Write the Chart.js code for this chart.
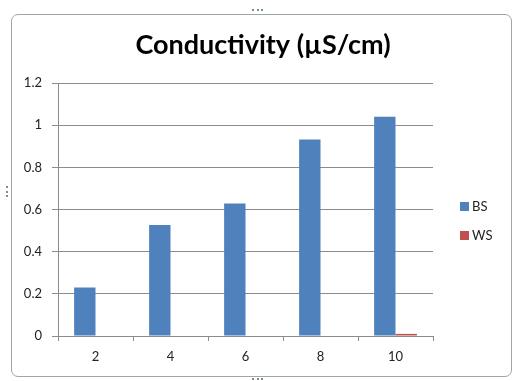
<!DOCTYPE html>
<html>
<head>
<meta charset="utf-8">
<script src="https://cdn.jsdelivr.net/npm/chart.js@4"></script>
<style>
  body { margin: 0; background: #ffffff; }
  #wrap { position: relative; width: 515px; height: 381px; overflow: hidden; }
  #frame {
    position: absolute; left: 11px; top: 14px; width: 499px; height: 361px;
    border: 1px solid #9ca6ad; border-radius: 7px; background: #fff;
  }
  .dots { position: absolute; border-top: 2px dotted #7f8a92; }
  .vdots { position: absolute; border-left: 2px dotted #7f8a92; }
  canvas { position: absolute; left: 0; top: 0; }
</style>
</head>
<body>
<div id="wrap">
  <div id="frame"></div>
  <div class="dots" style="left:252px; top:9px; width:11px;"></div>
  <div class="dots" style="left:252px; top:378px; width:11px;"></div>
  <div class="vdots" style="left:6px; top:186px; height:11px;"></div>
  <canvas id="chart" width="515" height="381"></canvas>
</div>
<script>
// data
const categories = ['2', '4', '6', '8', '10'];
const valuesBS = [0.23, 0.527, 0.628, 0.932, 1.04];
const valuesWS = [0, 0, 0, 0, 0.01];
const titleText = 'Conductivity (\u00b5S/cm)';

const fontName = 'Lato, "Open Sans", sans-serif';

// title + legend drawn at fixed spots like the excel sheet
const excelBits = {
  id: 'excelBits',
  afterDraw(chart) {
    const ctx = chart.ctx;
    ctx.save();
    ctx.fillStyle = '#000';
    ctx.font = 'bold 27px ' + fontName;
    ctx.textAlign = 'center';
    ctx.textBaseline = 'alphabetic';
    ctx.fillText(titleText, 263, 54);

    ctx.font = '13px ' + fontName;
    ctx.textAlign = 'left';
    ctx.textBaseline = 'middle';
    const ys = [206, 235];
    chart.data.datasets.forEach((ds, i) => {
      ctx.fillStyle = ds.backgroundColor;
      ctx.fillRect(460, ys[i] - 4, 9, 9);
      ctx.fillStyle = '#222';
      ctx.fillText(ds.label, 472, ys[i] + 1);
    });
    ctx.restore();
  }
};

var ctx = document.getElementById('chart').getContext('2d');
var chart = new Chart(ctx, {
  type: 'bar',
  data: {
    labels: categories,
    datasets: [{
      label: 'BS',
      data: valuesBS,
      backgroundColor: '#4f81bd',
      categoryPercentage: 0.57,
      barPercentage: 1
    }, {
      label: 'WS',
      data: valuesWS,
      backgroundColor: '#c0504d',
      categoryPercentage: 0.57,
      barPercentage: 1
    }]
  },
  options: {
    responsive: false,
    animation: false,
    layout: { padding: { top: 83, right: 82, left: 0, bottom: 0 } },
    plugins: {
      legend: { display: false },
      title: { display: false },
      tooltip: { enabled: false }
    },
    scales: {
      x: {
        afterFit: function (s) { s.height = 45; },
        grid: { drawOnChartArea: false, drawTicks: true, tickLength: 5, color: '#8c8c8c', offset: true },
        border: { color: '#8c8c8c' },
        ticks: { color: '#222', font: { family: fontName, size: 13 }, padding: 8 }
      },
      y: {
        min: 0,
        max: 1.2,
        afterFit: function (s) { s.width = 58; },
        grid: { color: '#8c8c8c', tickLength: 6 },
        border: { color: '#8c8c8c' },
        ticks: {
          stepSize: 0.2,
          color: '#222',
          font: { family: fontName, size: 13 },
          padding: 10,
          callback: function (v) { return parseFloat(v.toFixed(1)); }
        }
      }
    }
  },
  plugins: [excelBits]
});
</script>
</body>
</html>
+++++
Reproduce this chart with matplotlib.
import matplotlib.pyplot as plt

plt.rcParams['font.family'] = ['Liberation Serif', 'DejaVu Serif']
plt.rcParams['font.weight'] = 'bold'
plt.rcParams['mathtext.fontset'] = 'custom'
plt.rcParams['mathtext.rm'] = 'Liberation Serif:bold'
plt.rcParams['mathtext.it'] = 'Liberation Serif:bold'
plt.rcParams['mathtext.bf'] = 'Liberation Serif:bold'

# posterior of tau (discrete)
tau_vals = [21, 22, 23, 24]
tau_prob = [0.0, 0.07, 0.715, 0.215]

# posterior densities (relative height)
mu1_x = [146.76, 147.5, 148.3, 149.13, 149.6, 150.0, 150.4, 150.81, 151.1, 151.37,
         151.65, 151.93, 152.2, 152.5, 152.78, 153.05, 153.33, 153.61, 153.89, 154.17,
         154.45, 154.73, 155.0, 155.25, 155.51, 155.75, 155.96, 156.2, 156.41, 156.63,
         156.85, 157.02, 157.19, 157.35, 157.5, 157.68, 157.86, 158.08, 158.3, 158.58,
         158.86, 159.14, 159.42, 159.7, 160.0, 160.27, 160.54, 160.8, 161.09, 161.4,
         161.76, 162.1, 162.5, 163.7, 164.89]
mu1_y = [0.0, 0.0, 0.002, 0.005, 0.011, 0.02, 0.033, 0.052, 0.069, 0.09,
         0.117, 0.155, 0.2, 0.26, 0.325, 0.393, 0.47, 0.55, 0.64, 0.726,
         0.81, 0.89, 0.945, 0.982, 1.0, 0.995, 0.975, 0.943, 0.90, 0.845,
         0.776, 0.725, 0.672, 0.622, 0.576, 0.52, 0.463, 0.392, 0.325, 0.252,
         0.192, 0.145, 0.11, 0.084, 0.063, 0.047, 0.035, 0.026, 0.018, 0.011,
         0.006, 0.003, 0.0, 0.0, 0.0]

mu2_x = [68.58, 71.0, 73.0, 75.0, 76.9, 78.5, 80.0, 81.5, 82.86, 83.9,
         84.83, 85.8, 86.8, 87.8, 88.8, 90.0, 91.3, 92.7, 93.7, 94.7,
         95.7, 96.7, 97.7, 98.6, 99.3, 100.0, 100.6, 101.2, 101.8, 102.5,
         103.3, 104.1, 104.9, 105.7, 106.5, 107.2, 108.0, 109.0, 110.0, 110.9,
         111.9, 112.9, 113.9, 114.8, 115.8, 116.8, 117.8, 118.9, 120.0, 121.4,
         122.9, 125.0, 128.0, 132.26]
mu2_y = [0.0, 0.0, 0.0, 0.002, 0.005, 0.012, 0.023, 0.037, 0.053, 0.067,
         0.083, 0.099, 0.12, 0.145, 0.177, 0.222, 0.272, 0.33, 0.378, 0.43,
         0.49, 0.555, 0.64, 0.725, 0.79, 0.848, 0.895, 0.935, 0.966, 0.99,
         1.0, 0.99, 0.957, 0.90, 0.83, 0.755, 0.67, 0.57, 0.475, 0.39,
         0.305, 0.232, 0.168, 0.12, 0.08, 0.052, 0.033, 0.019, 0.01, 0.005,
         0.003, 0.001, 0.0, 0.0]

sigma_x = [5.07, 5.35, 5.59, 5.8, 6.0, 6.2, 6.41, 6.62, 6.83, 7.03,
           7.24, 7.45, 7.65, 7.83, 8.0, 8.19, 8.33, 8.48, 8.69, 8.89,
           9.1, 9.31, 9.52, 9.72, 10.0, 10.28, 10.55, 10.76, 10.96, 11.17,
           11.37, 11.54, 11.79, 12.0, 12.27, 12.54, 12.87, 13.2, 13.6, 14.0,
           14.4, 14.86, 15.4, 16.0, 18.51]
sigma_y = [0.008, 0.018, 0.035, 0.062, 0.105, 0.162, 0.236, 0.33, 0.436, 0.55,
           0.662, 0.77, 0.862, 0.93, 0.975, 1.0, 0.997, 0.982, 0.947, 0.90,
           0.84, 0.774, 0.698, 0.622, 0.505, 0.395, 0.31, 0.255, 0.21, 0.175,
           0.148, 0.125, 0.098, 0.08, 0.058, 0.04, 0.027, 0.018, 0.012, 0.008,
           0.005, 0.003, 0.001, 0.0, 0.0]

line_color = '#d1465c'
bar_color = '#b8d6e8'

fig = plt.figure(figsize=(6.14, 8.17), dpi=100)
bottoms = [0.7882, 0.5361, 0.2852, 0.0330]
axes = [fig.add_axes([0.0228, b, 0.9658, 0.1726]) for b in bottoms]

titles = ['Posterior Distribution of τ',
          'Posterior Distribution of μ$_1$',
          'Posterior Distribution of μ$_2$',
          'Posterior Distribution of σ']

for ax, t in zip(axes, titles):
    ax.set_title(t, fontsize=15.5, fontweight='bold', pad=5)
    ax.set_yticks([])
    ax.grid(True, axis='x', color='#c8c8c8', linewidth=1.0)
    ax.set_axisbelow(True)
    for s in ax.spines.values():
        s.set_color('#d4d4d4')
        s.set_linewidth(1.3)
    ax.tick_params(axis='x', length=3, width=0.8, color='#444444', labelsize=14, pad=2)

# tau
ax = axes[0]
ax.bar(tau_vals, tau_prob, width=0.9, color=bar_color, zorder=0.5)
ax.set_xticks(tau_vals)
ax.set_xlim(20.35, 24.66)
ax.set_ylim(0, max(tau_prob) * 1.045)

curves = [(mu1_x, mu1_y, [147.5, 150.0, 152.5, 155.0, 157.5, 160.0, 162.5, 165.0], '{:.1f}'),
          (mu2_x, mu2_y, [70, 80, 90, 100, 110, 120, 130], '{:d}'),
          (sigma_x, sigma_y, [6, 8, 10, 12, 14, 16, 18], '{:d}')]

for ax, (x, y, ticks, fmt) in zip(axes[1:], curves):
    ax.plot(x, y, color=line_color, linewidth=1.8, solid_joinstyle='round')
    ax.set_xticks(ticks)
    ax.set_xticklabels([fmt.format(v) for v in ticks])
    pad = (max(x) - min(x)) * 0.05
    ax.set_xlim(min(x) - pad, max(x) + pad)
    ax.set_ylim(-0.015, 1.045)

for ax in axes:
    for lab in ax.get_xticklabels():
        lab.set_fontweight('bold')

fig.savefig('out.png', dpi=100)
+++++
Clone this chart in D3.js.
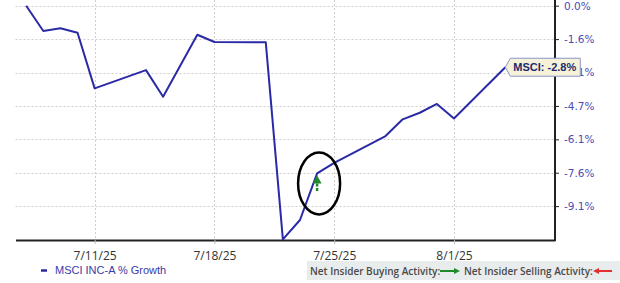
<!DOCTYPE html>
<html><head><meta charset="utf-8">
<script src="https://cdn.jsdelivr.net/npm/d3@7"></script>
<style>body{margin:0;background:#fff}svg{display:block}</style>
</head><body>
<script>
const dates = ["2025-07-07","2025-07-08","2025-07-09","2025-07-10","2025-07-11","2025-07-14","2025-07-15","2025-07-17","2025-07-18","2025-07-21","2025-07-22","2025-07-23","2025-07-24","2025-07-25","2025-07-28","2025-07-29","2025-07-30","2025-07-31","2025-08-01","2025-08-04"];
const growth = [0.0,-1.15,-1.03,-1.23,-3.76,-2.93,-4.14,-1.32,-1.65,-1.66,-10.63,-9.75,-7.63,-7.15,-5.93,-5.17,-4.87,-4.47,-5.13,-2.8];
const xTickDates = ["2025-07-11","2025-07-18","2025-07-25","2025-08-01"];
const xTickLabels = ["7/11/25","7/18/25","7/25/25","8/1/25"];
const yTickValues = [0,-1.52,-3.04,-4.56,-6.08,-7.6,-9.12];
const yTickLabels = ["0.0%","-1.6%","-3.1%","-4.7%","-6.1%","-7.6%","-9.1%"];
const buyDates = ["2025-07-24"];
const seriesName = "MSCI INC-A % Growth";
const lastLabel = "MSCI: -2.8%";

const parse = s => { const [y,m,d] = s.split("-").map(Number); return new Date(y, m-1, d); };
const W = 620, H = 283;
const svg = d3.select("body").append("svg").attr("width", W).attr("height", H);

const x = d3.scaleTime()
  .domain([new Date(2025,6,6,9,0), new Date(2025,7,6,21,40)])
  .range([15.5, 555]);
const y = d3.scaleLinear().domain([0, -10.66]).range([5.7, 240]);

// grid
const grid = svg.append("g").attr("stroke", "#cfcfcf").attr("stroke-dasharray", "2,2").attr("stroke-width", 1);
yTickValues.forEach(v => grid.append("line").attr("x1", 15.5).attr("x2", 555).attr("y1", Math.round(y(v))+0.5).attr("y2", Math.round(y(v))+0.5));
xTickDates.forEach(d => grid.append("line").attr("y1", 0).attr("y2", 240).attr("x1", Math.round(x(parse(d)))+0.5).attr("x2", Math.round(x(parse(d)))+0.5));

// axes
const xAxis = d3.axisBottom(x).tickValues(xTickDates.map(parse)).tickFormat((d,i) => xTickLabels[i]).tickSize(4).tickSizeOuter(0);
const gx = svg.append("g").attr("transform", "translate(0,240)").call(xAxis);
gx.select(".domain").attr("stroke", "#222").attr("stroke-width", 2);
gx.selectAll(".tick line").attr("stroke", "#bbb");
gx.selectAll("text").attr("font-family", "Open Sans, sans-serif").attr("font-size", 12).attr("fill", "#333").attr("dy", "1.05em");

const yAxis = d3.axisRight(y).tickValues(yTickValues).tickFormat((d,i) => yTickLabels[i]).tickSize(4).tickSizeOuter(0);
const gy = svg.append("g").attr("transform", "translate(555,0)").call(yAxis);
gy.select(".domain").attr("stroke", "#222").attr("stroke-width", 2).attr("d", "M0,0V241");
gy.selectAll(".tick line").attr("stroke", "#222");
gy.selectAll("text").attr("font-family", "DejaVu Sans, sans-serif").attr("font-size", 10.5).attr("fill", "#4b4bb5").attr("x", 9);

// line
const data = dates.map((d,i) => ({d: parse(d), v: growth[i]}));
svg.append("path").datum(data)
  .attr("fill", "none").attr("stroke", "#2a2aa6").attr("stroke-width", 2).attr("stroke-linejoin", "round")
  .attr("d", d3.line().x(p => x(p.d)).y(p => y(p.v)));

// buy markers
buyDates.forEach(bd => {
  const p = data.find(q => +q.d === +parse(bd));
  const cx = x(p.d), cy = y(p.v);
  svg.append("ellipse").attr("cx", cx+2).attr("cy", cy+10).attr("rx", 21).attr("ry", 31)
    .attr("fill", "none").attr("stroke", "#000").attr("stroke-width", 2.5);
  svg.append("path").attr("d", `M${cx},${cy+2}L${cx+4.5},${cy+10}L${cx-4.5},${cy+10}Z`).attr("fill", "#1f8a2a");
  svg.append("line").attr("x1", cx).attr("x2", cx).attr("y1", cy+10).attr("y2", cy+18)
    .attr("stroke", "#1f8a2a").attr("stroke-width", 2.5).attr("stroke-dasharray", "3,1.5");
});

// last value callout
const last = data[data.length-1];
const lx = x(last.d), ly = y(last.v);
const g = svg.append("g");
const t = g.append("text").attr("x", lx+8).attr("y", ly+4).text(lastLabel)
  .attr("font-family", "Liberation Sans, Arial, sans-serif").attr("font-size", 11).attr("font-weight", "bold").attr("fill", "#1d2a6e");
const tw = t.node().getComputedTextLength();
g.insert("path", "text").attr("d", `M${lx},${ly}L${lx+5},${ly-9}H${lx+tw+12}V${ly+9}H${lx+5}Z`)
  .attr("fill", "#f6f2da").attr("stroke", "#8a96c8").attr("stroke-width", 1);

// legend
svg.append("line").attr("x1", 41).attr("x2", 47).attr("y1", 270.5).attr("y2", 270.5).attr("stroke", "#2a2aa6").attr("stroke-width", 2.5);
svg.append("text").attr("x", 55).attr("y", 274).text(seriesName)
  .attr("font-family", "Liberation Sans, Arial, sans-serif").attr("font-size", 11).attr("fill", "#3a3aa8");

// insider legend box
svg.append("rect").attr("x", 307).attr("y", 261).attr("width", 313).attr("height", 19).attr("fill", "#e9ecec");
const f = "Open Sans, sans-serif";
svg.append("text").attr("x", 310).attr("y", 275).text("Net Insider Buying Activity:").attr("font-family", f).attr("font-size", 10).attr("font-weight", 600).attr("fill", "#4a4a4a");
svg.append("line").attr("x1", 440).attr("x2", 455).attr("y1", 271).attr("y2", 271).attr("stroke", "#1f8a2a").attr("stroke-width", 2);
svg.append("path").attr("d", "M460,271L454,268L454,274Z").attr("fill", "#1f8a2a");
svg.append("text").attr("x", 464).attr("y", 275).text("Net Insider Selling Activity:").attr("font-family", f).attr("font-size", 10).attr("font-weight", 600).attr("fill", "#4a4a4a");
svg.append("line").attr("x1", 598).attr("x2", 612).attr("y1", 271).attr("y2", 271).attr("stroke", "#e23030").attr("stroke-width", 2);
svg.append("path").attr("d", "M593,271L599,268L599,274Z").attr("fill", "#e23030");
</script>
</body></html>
+++++
Written exercise → Say how many lines in the listing above include "this". Give nothing but the number.

Right answer → 3